Delaware is just a great community of people that come to shows, there’s always been a great crowd in every place. It’s never been like two people. And the bands that we play with and meet have always been nice.
Gail and Jeremy have been indispensable in terms of just getting more exposure and great sound, great venues, always thinking out of the box kind of thing.
Lauren: So I know you chatted a little bit about this already but why are the arts in Wilmington so exciting? I know you said the sense of camaraderie with the musicians, venues and fans are huge.
ZouZou: I think just personally for us Delaware was the first place that we actually took hold and had a little bit of a fire on in our bellies and it’s always going to be special for that reason. I’d always feel good on the drive home from East End, that feeling of when you first start out, not naive but like inexperience. So with inexperience comes an inescapable joy with not knowing and then as you learn and you learn and you learn, that joy dissipates a little bit. It’s still great, but it’s not like when you first are discovering things and the first time people are telling you how great your band is and how they come back and see you again.
I still get that feeling now but it’s not anywhere near the initial joy of doing it and the innocence and not having some expectation tied to it. And that feeling started in Delaware for us. So that’s our personal attachment to Delaware. And there’s never been a bad experience and I mean, bad experiences really kind of sour your views of whole areas. It’s never been that for us in Delaware. It’s always been supportive and encouraging people have been grateful when we come play. But I think that’s why it’s enjoyable for us.

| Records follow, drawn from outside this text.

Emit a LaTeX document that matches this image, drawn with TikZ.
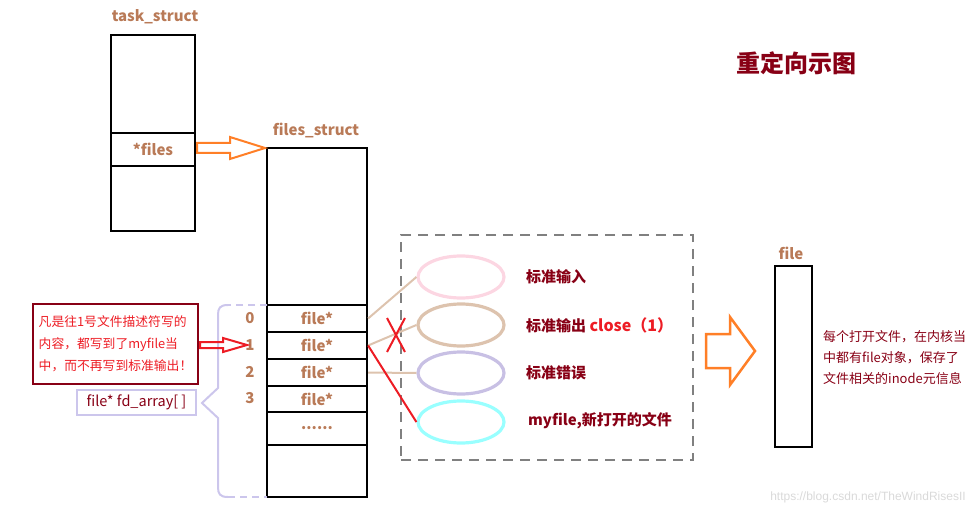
\documentclass[tikz,border=0pt]{standalone}
\usepackage{fontspec}
\setmainfont{Noto Sans CJK SC}
\newfontfamily\wmfont{Liberation Sans}
\usetikzlibrary{shapes.geometric}
\definecolor{tan}{HTML}{B97A57}
\definecolor{orng}{HTML}{FF7F27}
\definecolor{rd}{HTML}{ED1C24}
\definecolor{drd}{HTML}{880015}
\definecolor{lav}{HTML}{CCC6EC}
\definecolor{epink}{HTML}{FCD6E2}
\definecolor{etan}{HTML}{DDC3AE}
\definecolor{elav}{HTML}{C8C0E4}
\definecolor{ecyan}{HTML}{99FFFF}
\tikzset{
  cell/.style={draw=black, line width=2.2pt, inner sep=0pt, minimum width=#1},
  lbl/.style={text=tan, font=\fontsize{15}{17}\selectfont\bfseries, inner sep=0pt},
  ell/.style={draw=#1, ellipse, line width=3.2pt, minimum width=86pt, minimum height=42pt, inner sep=0pt},
  etext/.style={text=drd, font=\fontsize{15}{17}\selectfont\bfseries, anchor=west, inner sep=0pt},
  link/.style={draw=etan, line width=2pt},
  hollow/.style={draw=#1, line width=2pt, line join=miter},
}
\begin{document}
\begin{tikzpicture}[x=1pt,y=-1pt]
\useasboundingbox (0,0) rectangle (977,508);
% title
\node[text=drd, font=\fontsize{24}{26}\selectfont\bfseries, inner sep=0pt] (title) at (796,63) {重定向示图};
% task_struct
\node[lbl] (tasklbl) at (155,17) {task\_struct};
\node[cell=84pt, minimum height=98pt] (ttop) at (153,84) {};
\node[cell=84pt, minimum height=33pt, lbl] (tfiles) at (153,149.5) {*files};
\node[cell=84pt, minimum height=65pt] (tbot) at (153,198.5) {};
% files_struct
\node[lbl] (fslbl) at (316,130) {files\_struct};
\node[cell=100pt, minimum height=157pt] (ftop) at (317,226.5) {};
\node[cell=100pt, minimum height=27pt, lbl] (r0) at (317,318.5) {file*};
\node[cell=100pt, minimum height=27pt, lbl] (r1) at (317,345.5) {file*};
\node[cell=100pt, minimum height=27pt, lbl] (r2) at (317,372.5) {file*};
\node[cell=100pt, minimum height=26pt, lbl] (r3) at (317,399) {file*};
\node[cell=100pt, minimum height=33pt, lbl] (rdots) at (317,428.5) {......};
\node[cell=100pt, minimum height=52pt] (fbot) at (317,471) {};
% indices
\node[lbl] (i0) at (250,318) {0};
\node[lbl] (i1) at (250,345) {1};
\node[lbl] (i2) at (250,372) {2};
\node[lbl] (i3) at (250,398) {3};
% orange arrow task->files_struct
\draw[hollow=orng] (197,143) -- (230,143) -- (230,137) -- (265,148) -- (230,159) -- (230,153) -- (197,153) -- cycle;
% brace
\draw[draw=lav, line width=2pt, dash pattern=on 7pt off 5pt] (267,305) -- (228,305);
\draw[draw=lav, line width=2pt] (228,305) .. controls (220,305) and (218,308) .. (218,315) -- (218,388) -- (202,403) -- (218,418) -- (218,487) .. controls (218,494) and (220,497) .. (228,497);
\draw[draw=lav, line width=2pt, dash pattern=on 7pt off 5pt] (228,497) -- (267,497);
% fd_array label
\node[draw=lav, line width=2pt, text=drd, font=\fontsize{14.5}{16}\selectfont, minimum width=119pt, minimum height=25pt, inner sep=0pt] (fdarr) at (136.5,402.5) {file* fd\_array[ ]};
% note
\node[draw=drd, line width=2.5pt, text=rd, font=\fontsize{12.8}{22}\selectfont, align=left, minimum width=165pt, minimum height=80pt, inner sep=0pt] (note) at (115.5,344) {凡是往1号文件描述符写的\\内容，都写到了myfile当\\中，而不再写到标准输出！};
\draw[hollow=rd] (200,342) -- (223,342) -- (223,338) -- (247,345) -- (223,352) -- (223,348) -- (200,348) -- cycle;
% dashed box
\node[draw=black!50, line width=2pt, dash pattern=on 10pt off 7pt, minimum width=292pt, minimum height=225pt, inner sep=0pt] (dbox) at (547,347.5) {};
% ellipses
\node[ell=epink] (e1) at (461,277) {};
\node[ell=etan] (e2) at (461,325) {};
\node[ell=elav] (e3) at (461,373) {};
\node[ell=ecyan] (e4) at (461,422) {};
% links
\draw[link] (r0.east) -- (e1.west);
\draw[link] (r1.east) -- (e2.west);
\draw[link] (r2.east) -- (e3.west);
\draw[draw=rd, line width=2pt] (r1.east) -- (e4.west);
% red X
\coordinate (xc) at (396,335);
\draw[draw=rd, line width=2pt] ([shift={(-9,-17)}]xc) -- ([shift={(9,17)}]xc);
\draw[draw=rd, line width=2pt] ([shift={(9,-17)}]xc) -- ([shift={(-9,17)}]xc);
% ellipse texts
\node[etext] (t1) at (526,277) {标准输入};
\node[etext] (t2) at (526,325) {标准输出 \textcolor{rd}{\fontsize{16}{18}\selectfont close（1）}};
\node[etext] (t3) at (526,373) {标准错误};
\node[etext] (t4) at (528,421) {myfile,新打开的文件};
% big orange arrow
\draw[hollow=orng, line width=2.5pt] (706,334) -- (730,334) -- (730,317) -- (755,351) -- (730,385) -- (730,368) -- (706,368) -- cycle;
% file box
\node[lbl] (filelbl) at (791,253) {file};
\node[cell=37pt, minimum height=181pt] (filebox) at (793.5,356.5) {};
% description
\node[text=drd, font=\fontsize{13}{21}\selectfont, align=left, anchor=west, inner sep=0pt] (desc) at (823,358) {每个打开文件，在内核当\\中都有file对象，保存了\\文件相关的inode元信息};
% watermark
\node[text=black!15, font=\wmfont\fontsize{12}{14}\selectfont, inner sep=0pt] (wm) at (868,497) {https://blog.csdn.net/TheWindRisesII};
\end{tikzpicture}
\end{document}
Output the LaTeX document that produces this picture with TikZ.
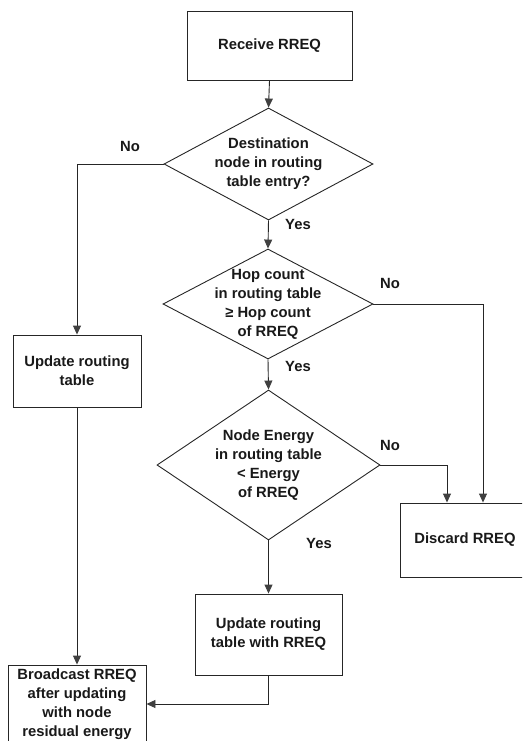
\documentclass[tikz,border=0pt]{standalone}
\usepackage{fontspec}
\setmainfont{Liberation Sans}
\usetikzlibrary{shapes.geometric,arrows.meta}

\tikzset{
  flow/.style={draw=black!85, line width=0.9pt},
  box/.style={flow, rectangle, inner sep=0pt, align=center},
  decision/.style={flow, diamond, inner sep=0pt},
  txt/.style={align=center, inner sep=0pt, font=\fontsize{14.8}{19}\selectfont\bfseries, text=black!90},
  lbl/.style={inner sep=0pt, font=\fontsize{14.8}{15}\selectfont\bfseries, text=black!90},
  arr/.style={flow, -{Triangle[width=8pt,length=9pt,fill=black!75,color=black!75]}},
}

\begin{document}
\begin{tikzpicture}[x=1pt, y=-1pt]
\useasboundingbox (0,0) rectangle (522,741);
\clip (0,0) rectangle (522,741);

% process boxes
\node[box, txt, minimum width=165pt, minimum height=69pt] (recv) at (269.5,45.5) {Receive RREQ};
\node[box, txt, minimum width=128pt, minimum height=72pt] (upd1) at (77,371) {Update routing\\table};
\node[box, txt, minimum width=130pt, minimum height=74pt] (disc) at (465,540) {Discard RREQ};
\node[box, txt, minimum width=147pt, minimum height=81pt] (upd2) at (268.5,634.5) {Update routing\\table with RREQ};
\node[box, txt, minimum width=138pt, minimum height=78pt] (bcast) at (77,704) {Broadcast RREQ\\after updating\\with node\\residual energy};

% decisions (outline and text kept apart so the text may reach the edges)
\node[decision, minimum width=209pt, minimum height=112pt] (d1) at (268.5,164) {};
\node[txt] (d1t) at (d1.center) {Destination\\node in routing\\table entry?};
\node[decision, minimum width=210pt, minimum height=110pt] (d2) at (268,304) {};
\node[txt] (d2t) at (d2.center) {Hop count\\in routing table\\≥ Hop count\\of RREQ};
\node[decision, minimum width=223pt, minimum height=150pt] (d3) at (268.5,465) {};
\node[txt] (d3t) at (d3.center) {Node Energy\\in routing table\\< Energy\\of RREQ};

% connectors
\draw[arr] (recv.south) -- (d1.north);
\draw[arr] (d1.west) -| (upd1.north);
\draw[arr] (d1.south) -- (d2.north);
\draw[arr] (d2.south) -- (d3.north);
\draw[arr] (d2.east) -| ([xshift=18pt]disc.north);
\draw[arr] (d3.east) -| ([xshift=-18pt]disc.north);
\draw[arr] (d3.south) -- (upd2.north);
\draw[arr] (upd1.south) -- (bcast.north);
\draw[arr] (upd2.south) |- (bcast.east);

% branch labels
\node[lbl] (l1) at (130,146) {No};
\node[lbl] (l2) at (298,224) {Yes};
\node[lbl] (l3) at (390,283) {No};
\node[lbl] (l4) at (298,366) {Yes};
\node[lbl] (l5) at (390,445) {No};
\node[lbl] (l6) at (319,543) {Yes};
\end{tikzpicture}
\end{document}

Lauren: So what advice or information would you give to performers in Wilmington?
ZouZou: Wilmington is a great place to grow. It’s a key area to grow your audience and to also get true feedback. And only when you grow your audience, can you really hear what people think and try new songs with the people that have heard your old songs. It’s definitely a vital place for the arts, and for aspiring artists, and for artists that are established. In Wilmington musicians can reach an audience that is reachable.
Lauren: Thank you so much for your time today! Is there anything else you’d like to say to our audience?
ZouZou: I think I would just say come support live music, because we definitely need your support again, especially coming out of quarantine. I think it’s really important that people show their support at this point in time. But doing it safely, whatever that means for them. So definitely come out and even when it’s not free events, go out and support live music. We all need that right now.